Still, different fabrics behave differently under heat. Lightweight fashion tees press differently than heavyweight hoodies. Some garments need more care because of dye migration risk, coating, texture, or heat sensitivity. Tote bags, caps, and specialty items can also require adjusted technique because of seams or uneven surfaces.

This is where practical expectations matter. A bright, detailed transfer can look excellent on many materials, but not every blank will give the same feel or visual finish. If your customer wants the softest possible result on premium shirts, or if the garment has unusual construction, do a sample first. Reliable production is about repeatable results, not guesswork.

A custom DTF transfer guide for ordering without delays

Fast turnaround only helps if your order is clean from the start. When you upload files, make sure names are clear and sizes are intentional. A file called final-final-new3 is how mistakes happen.

Before placing an order, check for transparent backgrounds, correct dimensions, readable text, and clean margins. If you are ordering multiple versions, label them in a way that makes sense at production speed. This is especially important for businesses managing client work, fundraiser apparel, school graphics, or team orders with several placements.

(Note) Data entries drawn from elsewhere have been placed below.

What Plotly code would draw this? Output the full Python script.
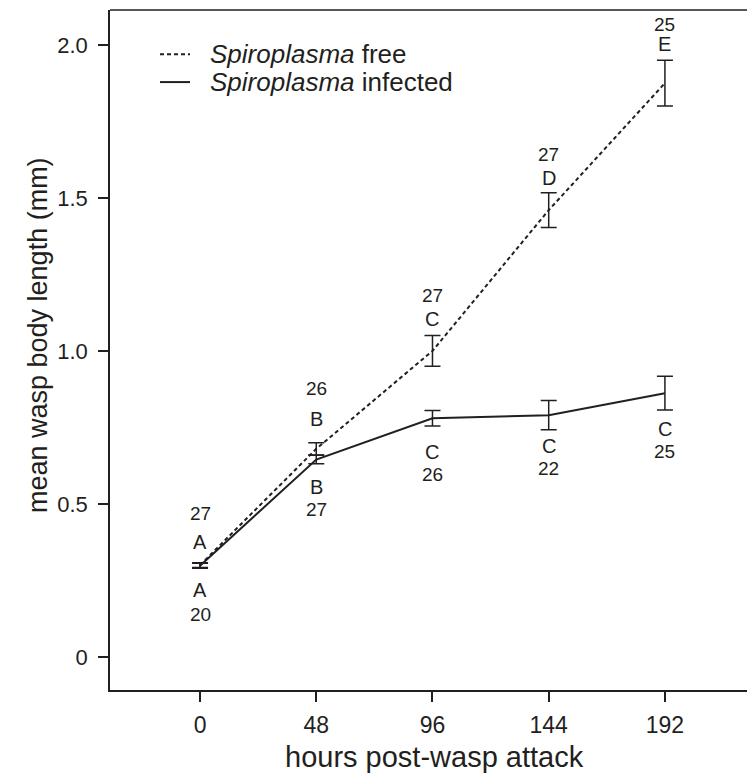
import plotly.graph_objects as go

hours = [0, 48, 96, 144, 192]
free_mean = [0.30, 0.68, 1.00, 1.46, 1.875]
free_err = [0.008, 0.02, 0.05, 0.057, 0.075]
inf_mean = [0.298, 0.645, 0.78, 0.79, 0.862]
inf_err = [0.008, 0.014, 0.025, 0.048, 0.055]
free_letters = ["A", "B", "C", "D", "E"]
free_n = ["27", "26", "27", "27", "25"]
inf_letters = ["A", "B", "C", "C", "C"]
inf_n = ["20", "27", "26", "22", "25"]
x_ticks = [0, 48, 96, 144, 192]
y_ticks = [0, 0.5, 1.0, 1.5, 2.0]
y_ticklabels = ["0", "0.5", "1.0", "1.5", "2.0"]
series_names = ["<i>Spiroplasma</i> free", "<i>Spiroplasma</i> infected"]
x_title = "hours post-wasp attack"
y_title = "mean wasp body length (mm)"

FONT = "Liberation Sans, Arial, sans-serif"
C = "#231f20"
DASH = "4px,3px"

W, H = 747, 775
L, T, B = 110, 10, 85
PW = W - L

def px(xpix):
    return xpix / PW

fig = go.Figure()
fig.add_trace(go.Scatter(
    x=hours, y=free_mean, mode="lines", name=series_names[0], showlegend=False,
    line=dict(color=C, width=2, dash=DASH),
    error_y=dict(type="data", array=free_err, visible=True, color=C, thickness=1.5, width=8),
))
fig.add_trace(go.Scatter(
    x=hours, y=inf_mean, mode="lines", name=series_names[1], showlegend=False,
    line=dict(color=C, width=2),
    error_y=dict(type="data", array=inf_err, visible=True, color=C, thickness=1.5, width=8),
))

# per-point pixel offsets for labels (layout only)
free_letter_shift = [21, 24, 17, 15, 16]
free_num_gap = [28, 30, 23, 23, 20]
inf_letter_shift = [22, 23, 26, 16, 19]
inf_num_gap = [24, 23, 23, 23, 23]

for i, h in enumerate(hours):
    top = free_mean[i] + free_err[i]
    fig.add_annotation(x=h, y=top, text=free_letters[i], showarrow=False,
                       yshift=free_letter_shift[i], font=dict(size=20, color=C, family=FONT))
    fig.add_annotation(x=h, y=top, text=free_n[i], showarrow=False,
                       yshift=free_letter_shift[i] + free_num_gap[i], font=dict(size=19, color=C, family=FONT))
    bot = inf_mean[i] - inf_err[i]
    fig.add_annotation(x=h, y=bot, text=inf_letters[i], showarrow=False,
                       yshift=-inf_letter_shift[i], font=dict(size=20, color=C, family=FONT))
    fig.add_annotation(x=h, y=bot, text=inf_n[i], showarrow=False,
                       yshift=-inf_letter_shift[i] - inf_num_gap[i], font=dict(size=19, color=C, family=FONT))

# manual legend (pixel offsets from plot left)
leg_y = [0.935, 0.894]
leg_dash = [DASH, "solid"]
for name, ly, d in zip(series_names, leg_y, leg_dash):
    fig.add_shape(type="line", xref="paper", yref="paper", x0=px(50), x1=px(80), y0=ly, y1=ly,
                  line=dict(color=C, width=2, dash=d))
    fig.add_annotation(xref="paper", yref="paper", x=px(98), y=ly, text=name, showarrow=False,
                       xanchor="left", yanchor="middle", font=dict(size=26, color=C, family=FONT))

# axis titles
fig.add_annotation(xref="paper", yref="paper", x=px(324.5), y=-0.0985, text=x_title, showarrow=False,
                   xanchor="center", yanchor="middle", font=dict(size=29, color=C, family=FONT))
fig.add_annotation(xref="paper", yref="paper", x=px(-72), y=0.522, text=y_title, showarrow=False,
                   textangle=-90, xanchor="center", yanchor="middle", font=dict(size=27, color=C, family=FONT))

# top border line
fig.add_shape(type="line", xref="paper", yref="paper", x0=0, x1=1, y0=1, y1=1,
              line=dict(color=C, width=1.5))

x_range = [-37.6 + 48 / 116.25, 225.9]

fig.update_layout(
    width=W, height=H,
    margin=dict(l=L, r=0, t=T, b=B, autoexpand=False),
    plot_bgcolor="white", paper_bgcolor="white",
    font=dict(family=FONT, color=C),
    showlegend=False,
    xaxis=dict(range=x_range, tickvals=x_ticks, ticktext=[str(v) for v in x_ticks],
               showgrid=False, zeroline=False, showline=True, linecolor=C, linewidth=1.5,
               ticks="outside", ticklen=10, tickwidth=1.5, tickcolor=C, automargin=False,
               ticklabelstandoff=4,
               tickfont=dict(size=23, color=C, family=FONT)),
    yaxis=dict(range=[-0.108, 2.114], tickvals=y_ticks, ticktext=y_ticklabels,
               showgrid=False, zeroline=False, showline=True, linecolor=C, linewidth=1.5,
               ticks="outside", ticklen=10, tickwidth=1.5, tickcolor=C, automargin=False,
               ticklabelstandoff=6,
               tickfont=dict(size=22, color=C, family=FONT)),
)

fig.write_html("out.html", config={"displayModeBar": False},
               post_script="document.body.style.margin='0';document.body.style.overflow='hidden';")
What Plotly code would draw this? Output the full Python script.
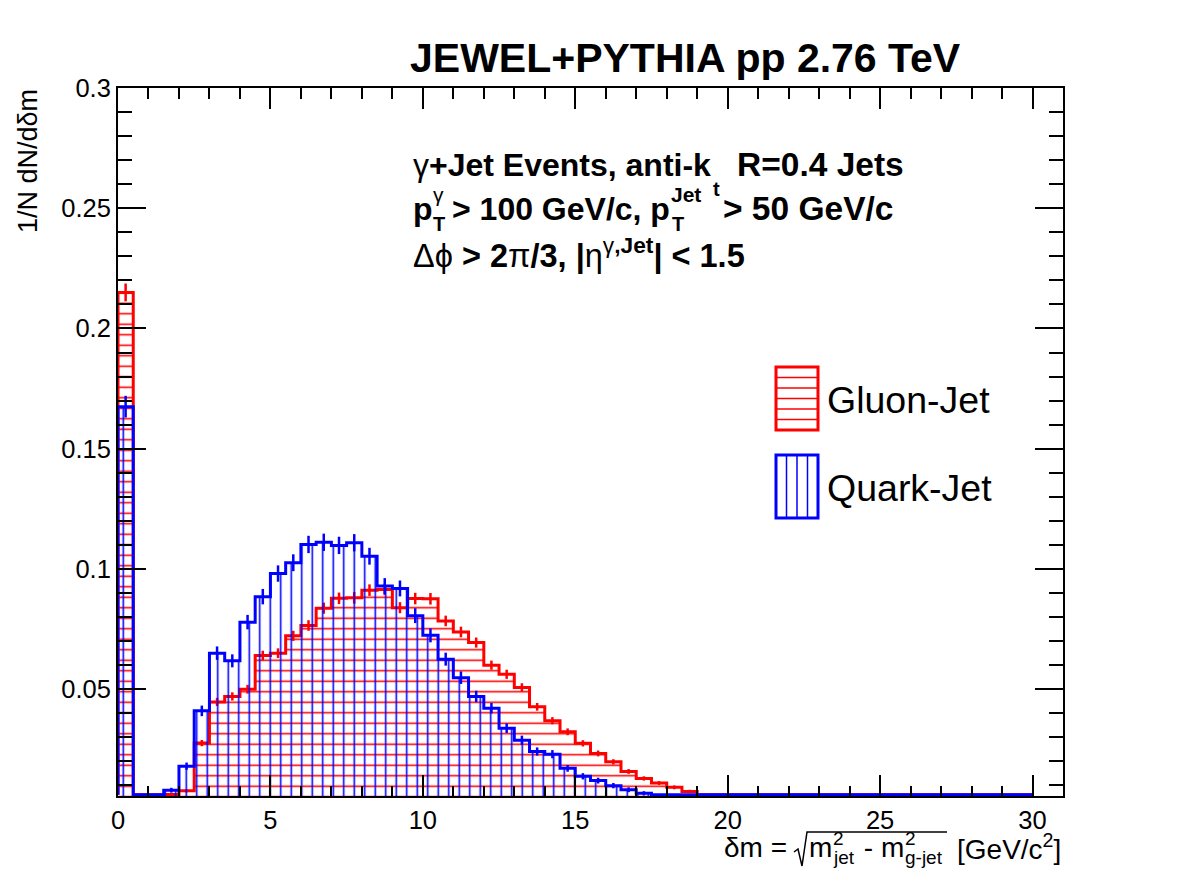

Good ordering habits do three things. They speed up approval, reduce back-and-forth, and protect your margin. If you are buying transfers to resell decorated apparel, every correction eats into profit. Clean files and organized layouts keep your turnaround fast and your operation lean.

When DTF is the right move - and when it is not

DTF is strong, flexible, and efficient, but smart buyers know every print method has a lane. If you need full-color artwork, short runs, no minimums, or mixed fabric compatibility, DTF is hard to beat. It is a strong fit for startup brands, local businesses, creator merch, event apparel, and seasonal drops.

If you are producing extremely high-volume runs of the same art and want a specific ink feel, another method may make more sense depending on the job. If the design is very simple and you are running hundreds of identical pieces, cost structure can shift. That is not a knock on DTF. It is just real production math.

For most growing brands and busy decorators, the appeal is straightforward: fast fulfillment, low setup friction, strong print impact, and the ability to scale from one-off orders to repeat business. That is exactly why more shops are building DTF into their everyday workflow.

Signsinsymbols serves that market well because the formula is simple and useful - no minimums, free setup, fast turnaround, and pricing built for people who actually need margin left after the job is done.

The best custom apparel businesses are not the ones that never make mistakes. They are the ones that build a process that catches mistakes early, presses consistently, and keeps orders moving. If your next transfer order starts with better files, smarter sizing, and a little more discipline at the heat press, you are already ahead.